November 27, 2013 / 5:54 AM / 6 years ago

Yen, commodity currencies feel the heat in thin month-end trade

SYDNEY (Reuters) - The yen languished at fresh lows against the euro and dollar early in Asia on Thursday on track for one of its worst monthly performance this year, while sterling climbed on more evidence of a stronger economic recovery at home.

A U.S. dollar note (bottom) is pictured alongside other currencies including (L-R) the Australian Dollar, Singapore Dollar, Korean Won and China's Yuan in this picture illustration taken in Washington, October 14, 2010. REUTERS/Jason Reed

Commodity bloc currencies, grouping the Australian, New Zealand and Canadian dollars, also fell heavily against the greenback after investors latched onto U.S. data showing an improving jobs market and more cheerful consumers.

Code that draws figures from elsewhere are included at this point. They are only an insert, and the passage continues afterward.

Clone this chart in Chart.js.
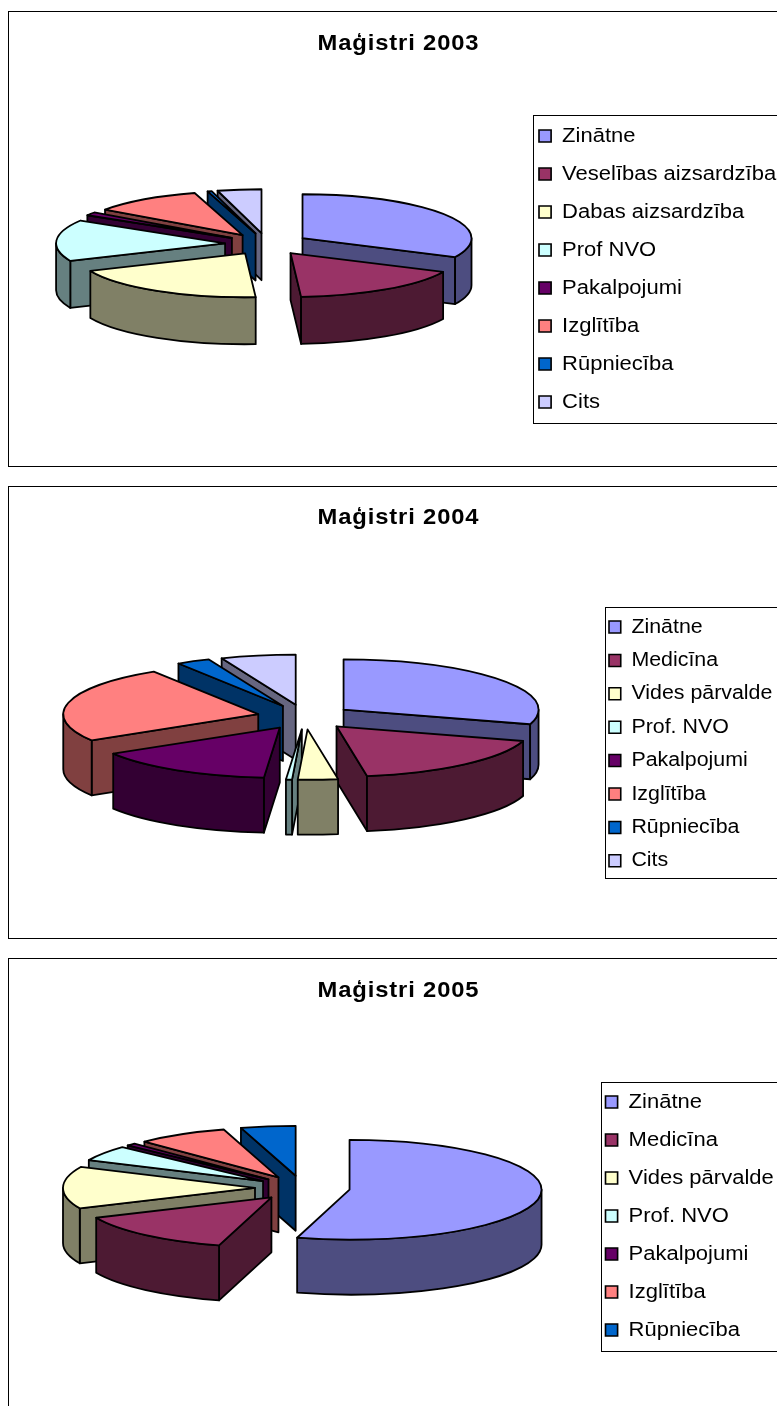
<!DOCTYPE html>
<html>
<head>
<meta charset="utf-8">
<style>
html,body{margin:0;padding:0;background:#fff;width:777px;height:1406px;overflow:hidden}
canvas{position:absolute;left:0;display:block}
</style>
<script src="https://cdn.jsdelivr.net/npm/chart.js@4/dist/chart.umd.js"></script>
</head>
<body>
<canvas id="c1" style="top:11px" width="797" height="456"></canvas>
<canvas id="c2" style="top:486px" width="797" height="453"></canvas>
<canvas id="c3" style="top:958px" width="797" height="456"></canvas>
<script>
const labels2003 = ["Zinātne","Veselības aizsardzība","Dabas aizsardzība","Prof NVO","Pakalpojumi","Izglītība","Rūpniecība","Cits"];
const values2003 = [32.2,17.0,19.5,15.3,1.2,10.6,0.4,4.2];
const labels2004 = ["Zinātne","Medicīna","Vides pārvalde","Prof. NVO","Pakalpojumi","Izglītība","Rūpniecība","Cits"];
const values2004 = [29.7,17.8,3.3,0.5,15.0,24.7,2.8,6.2];
const labels2005 = ["Zinātne","Medicīna","Vides pārvalde","Prof. NVO","Pakalpojumi","Izglītība","Rūpniecība"];
const values2005 = [54.4,13.9,13.6,5.0,0.8,7.7,4.6];
const topColors = ["#9999FF","#993366","#FFFFCC","#CCFFFF","#660066","#FF8080","#0066CC","#CCCCFF"];
const sideColors = ["#4D4D80","#4D1A33","#808066","#668080","#330033","#804040","#003366","#666680"];
const LINE = 1.8;

const pie3d = {
  id:"pie3d",
  afterLayout(chart,args,o){
    chart.chartArea = {left:o.cx-o.r,right:o.cx+o.r,top:o.cy-o.r,bottom:o.cy+o.r,width:2*o.r,height:2*o.r};
    const lg = chart.legend, pad = lg.options.labels.padding;
    const w = lg.right-lg.left, h = lg.bottom-lg.top;
    lg.left = o.legendX - pad; lg.right = lg.left+w;
    lg.top = o.legendY; lg.bottom = lg.top+h;
    if (!chart.$wrapped){
      chart.$wrapped = true;
      const c = chart.ctx;
      const stretch = (box,x,sx,ls)=>{
        const orig = box.draw;
        box.draw = function(a){
          c.save();
          if (ls) c.letterSpacing = ls+"px";
          c.translate(x,0); c.scale(sx,1); c.translate(-x,0);
          orig.call(this,a);
          c.restore();
        };
      };
      stretch(lg,o.legendX,o.legendSx,0);
      stretch(chart.titleBlock,chart.width/2,1.08,0.8);
    }
  },
  afterDatasetsUpdate(chart,args,o){
    chart.getDatasetMeta(0).data.forEach(a=>{
      const mid=(a.startAngle+a.endAngle)/2;
      a.x += Math.cos(mid)*o.explode;
      a.y += Math.sin(mid)*o.explode;
    });
  },
  beforeDraw(chart,args,o){
    const c = chart.ctx;
    c.save();
    c.strokeStyle="#000"; c.lineWidth=1;
    c.strokeRect(8.5,0.5,790,chart.height-1);
    c.strokeRect(o.boxLeft+0.5,o.boxTop+0.5,300,o.boxH);
    c.restore();
  },
  beforeDatasetsDraw(chart,args,o){
    const c = chart.ctx, arcs = chart.getDatasetMeta(0).data;
    const info = arcs.map((a,i)=>{
      const mid = (a.startAngle+a.endAngle)/2;
      const ay = o.cy+o.k*(a.y-o.cy);
      return {i,ax:a.x,ay,a0:a.startAngle,a1:a.endAngle,r:a.outerRadius,key:ay+o.k*a.outerRadius*0.6*Math.sin(mid)};
    });
    chart.$pieInfo = info;
    const d = o.depth, k=o.k;
    c.save();
    c.lineWidth=LINE; c.strokeStyle="#000"; c.lineJoin="round";
    info.slice().sort((a,b)=>a.key-b.key).forEach(s=>{
      c.fillStyle = sideColors[s.i];
      const face = ang=>{
        const px=s.ax+Math.cos(ang)*s.r, py=s.ay+k*Math.sin(ang)*s.r;
        c.beginPath(); c.moveTo(s.ax,s.ay); c.lineTo(px,py); c.lineTo(px,py+d); c.lineTo(s.ax,s.ay+d); c.closePath(); c.fill(); c.stroke();
      };
      if (Math.sin(s.a0-Math.PI/2)>0) face(s.a0);
      if (Math.sin(s.a1+Math.PI/2)>0) face(s.a1);
      const lo=Math.max(s.a0,0), hi=Math.min(s.a1,Math.PI);
      if (hi>lo){
        c.beginPath();
        c.ellipse(s.ax,s.ay,s.r,k*s.r,0,lo,hi);
        c.ellipse(s.ax,s.ay+d,s.r,k*s.r,0,hi,lo,true);
        c.closePath(); c.fill(); c.stroke();
      }
    });
    c.restore();
    c.save();
    c.translate(0,o.cy); c.scale(1,k); c.translate(0,-o.cy);
  },
  afterDatasetsDraw(chart,args,o){
    const c = chart.ctx;
    c.restore();
    c.save();
    c.lineWidth=LINE; c.strokeStyle="#000"; c.lineJoin="round";
    chart.$pieInfo.forEach(s=>{
      c.beginPath();
      c.moveTo(s.ax,s.ay);
      c.ellipse(s.ax,s.ay,s.r,o.k*s.r,0,s.a0,s.a1);
      c.closePath(); c.stroke();
    });
    c.restore();
  }
};

function makeChart(id,title,labels,values,opts,rowPad){
  return new Chart(document.getElementById(id),{
    type:"pie",
    data:{labels:labels,datasets:[{data:values,backgroundColor:topColors.slice(0,values.length),borderWidth:0,radius:opts.r,clip:false}]},
    plugins:[pie3d],
    options:{
      responsive:false,animation:false,events:[],
      plugins:{
        pie3d:opts,
        tooltip:{enabled:false},
        title:{display:true,text:title,color:"#000",padding:{top:opts.titleTop,bottom:0},font:{family:"Liberation Sans",size:22,weight:"bold"}},
        legend:{position:"right",align:"start",labels:{
          padding:rowPad,boxWidth:11,boxHeight:12,color:"#000",
          font:{family:"Liberation Sans",size:20},
          generateLabels:ch=>ch.data.labels.map((t,i)=>({text:t,fillStyle:topColors[i],strokeStyle:"#000",lineWidth:1.5,hidden:false,index:i}))
        }}
      }
    }
  });
}
makeChart("c1","Maģistri 2003",labels2003,values2003,
  {explode:42,cx:267,cy:233,r:169,k:0.26,depth:47,legendX:539,legendSx:1.1,legendY:97,boxLeft:533,boxTop:104,boxH:308,titleTop:20},18);
makeChart("c2","Maģistri 2004",labels2004,values2004,
  {explode:48,cx:305,cy:231,r:195,k:0.258,depth:55,legendX:609,legendSx:1.068,legendY:117.6,boxLeft:605,boxTop:121,boxH:271,titleTop:19},13.4);
makeChart("c3","Maģistri 2005",labels2005,values2005,
  {explode:47.5,cx:302.5,cy:230,r:192,k:0.26,depth:55,legendX:605.5,legendSx:1.1,legendY:116,boxLeft:601,boxTop:124,boxH:269,titleTop:20},18);
</script>
</body>
</html>
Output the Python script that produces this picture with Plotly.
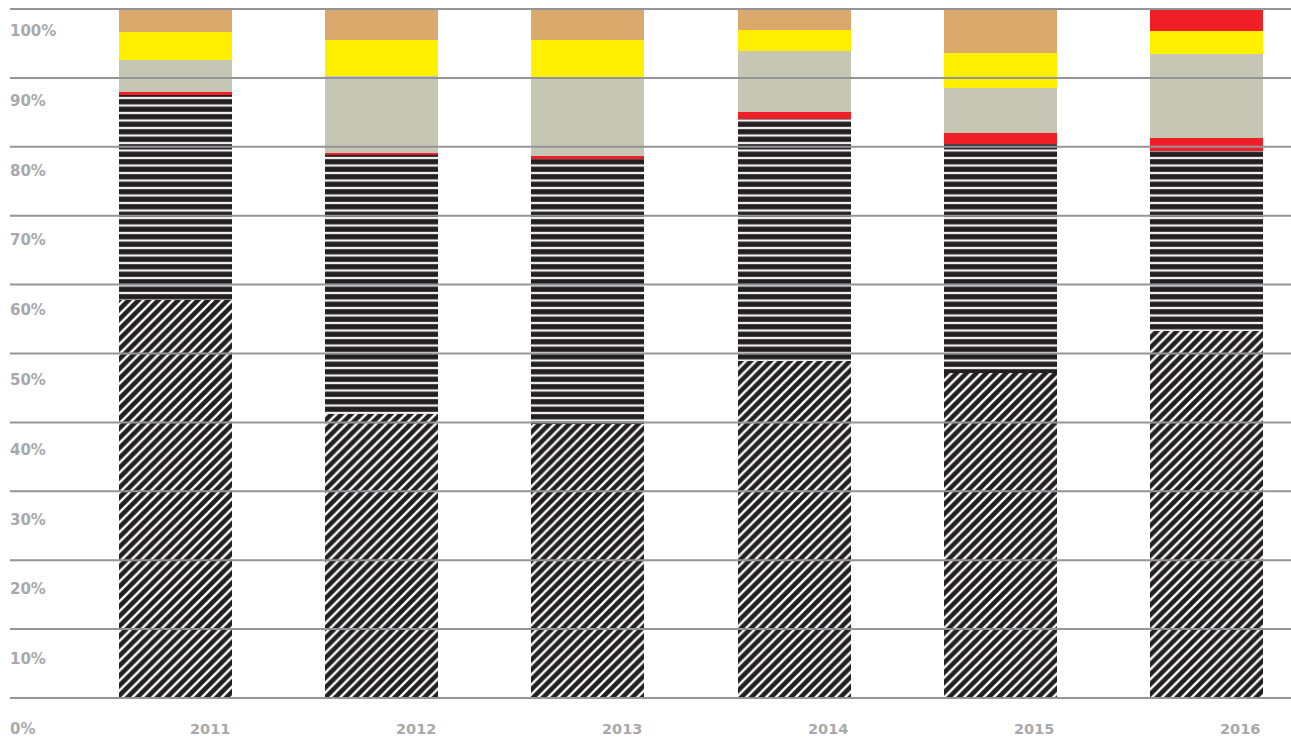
import plotly.graph_objects as go

years = ["2011", "2012", "2013", "2014", "2015", "2016"]
hatched = [57.8, 41.2, 39.8, 48.9, 47.2, 53.3]
striped = [29.7, 37.6, 38.4, 35.1, 33.25, 26.1]
red_low = [0.45, 0.3, 0.5, 1.05, 1.6, 1.9]
grey = [4.65, 11.2, 11.4, 8.85, 6.55, 12.2]
yellow = [4.05, 5.2, 5.4, 3.05, 5.05, 3.3]
tan = [3.35, 4.5, 4.5, 3.05, 6.35, 0.0]
red_top = [0.0, 0.0, 0.0, 0.0, 0.0, 3.2]

y_ticks = [0, 10, 20, 30, 40, 50, 60, 70, 80, 90, 100]
y_tick_labels = [f"{v}%" for v in y_ticks]

BLACK = "#231F20"
GRID = "#939598"
LABEL = "#A7A9AC"

fig = go.Figure()

fig.add_bar(x=years, y=hatched, name="hatched",
            marker=dict(color=BLACK, line=dict(width=0),
                        pattern=dict(shape="/", bgcolor=BLACK, fgcolor="#FFFFFF",
                                     size=7, solidity=0.33, fillmode="replace")))
fig.add_bar(x=years, y=striped, name="striped",
            marker=dict(color=BLACK, line=dict(width=0),
                        pattern=dict(shape="-", bgcolor="#F2F2F2", fgcolor=BLACK,
                                     size=7.5, solidity=0.7, fillmode="replace")))
fig.add_bar(x=years, y=red_low, name="red", marker=dict(color="#EE1F26", line=dict(width=0)))
fig.add_bar(x=years, y=grey, name="grey", marker=dict(color="#C5C6B3", line=dict(width=0)))
fig.add_bar(x=years, y=yellow, name="yellow", marker=dict(color="#FFF000", line=dict(width=0)))
fig.add_bar(x=years, y=tan, name="tan", marker=dict(color="#DCA96C", line=dict(width=0)))
fig.add_bar(x=years, y=red_top, name="red top", marker=dict(color="#EE1F26", line=dict(width=0)))

shapes = []
for v in y_ticks:
    shapes.append(dict(type="line", xref="paper", x0=0, x1=1, yref="y", y0=v, y1=v,
                       line=dict(color=GRID, width=2), layer="above"))

annotations = []
for v, t in zip(y_ticks, y_tick_labels):
    annotations.append(dict(text=t, xref="paper", x=0, xanchor="left", xshift=-2, yref="y", y=v,
                            yanchor="middle", yshift=-(22 + (100 - v) * 0.09), showarrow=False,
                            font=dict(family="DejaVu Sans", size=15, color=LABEL, weight="bold")))
for i, yr in enumerate(years):
    annotations.append(dict(text=yr, xref="x", x=i, xanchor="right", xshift=56,
                            yref="paper", y=0, yanchor="middle", yshift=-30, showarrow=False,
                            font=dict(family="DejaVu Sans", size=14.5, color=LABEL, weight="bold")))

fig.update_layout(
    barmode="stack",
    bargap=0.452,
    width=1291, height=740,
    margin=dict(l=10, r=0, t=8, b=41),
    paper_bgcolor="white", plot_bgcolor="white",
    showlegend=False,
    shapes=shapes,
    annotations=annotations,
    xaxis=dict(type="category", range=[-0.803, 5.41], showgrid=False, zeroline=False,
               showticklabels=False, ticks=""),
    yaxis=dict(range=[-0.15, 100.15], showgrid=False, zeroline=False, showticklabels=False, ticks=""),
)

fig.write_html("out.html")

Traders said the overnight session was influenced by month-end book squaring ahead of the U.S. Thanksgiving holiday. U.S. financial markets will be shut on Thursday, followed by a half-session for the U.S. bond market on Friday.

The dollar popped above 102.00 yen for the first time since May 29, while the euro came within striking distance of 139.00 yen, reaching its highest since June 2009. The greenback last fetched 102.27 yen, while the euro bought 138.83. Immediate resistance for the euro is 139.26, the June 2009 peak.

So far this month, both the euro and dollar are up nearly 4 percent on the yen.

Investors have been using the yen as a funding currency for carry trades with the Bank of Japan committed to keeping ultra-loose monetary policy to shore up growth. Indeed, a sustained fall in the yen is exactly what the BOJ wants to boost exports.

On Wednesday, BOJ board member Sayuri Shirai said the BOJ should consider expanding monetary stimulus even further if economic and price growth sharply deviates from its projections.

Against the dollar, the euro traded at $1.3574, having slipped from a one-month high of $1.3613 as dollar bulls took heart after data showed the number of Americans filing new claims for unemployment aid unexpectedly fell last week.

A reading of U.S. consumer confidence rose but a separate survey showed continued weakness in business spending on capital goods, which suggested slower economic growth in the fourth quarter.

Analysts at BNP Paribas said the overall mix of numbers is not likely to be particularly comforting for the Fed and does not support expectations for an early tapering of Fed asset purchases.

“With the U.S. dollar trading at elevated levels versus the commodity bloc and yen and mid-range versus the euro and our position indicator suggesting the market is now long USD again, risk reward does not appear attractive for USD longs coming out of the holiday,” they wrote in a note to clients.

Sterling was a notable outperformer, rising to an 11-month high on the dollar after a report showed consumer and business spending was rising in the UK.

It hit $1.6331 and was last trading at $1.6285.

In contrast, the Australian dollar fell to a three-month low of $0.9065, the New Zealand dollar dipped to a 2-1/2 month trough of $0.8115, while the Canadian dollar plumbed a four-month low of C$1.0603 per U.S. dollar.

This shift is part of a great rotation in funds away from emerging market countries, and those leveraged to their demand for commodities, and toward the developed world.

For the Aussie dollar, an important quarterly reading on corporate investment due at 0030 GMT will be key to its immediate outlook. Markets are keen to see just how fast the mining boom is cooling, and whether other business sectors are stepping up to fill the gap.

Any disappointment there could see the Aussie back at 90 U.S. cents, paving the way for a retest of this year’s trough at $0.8848 set in August. It last traded at $0.9075.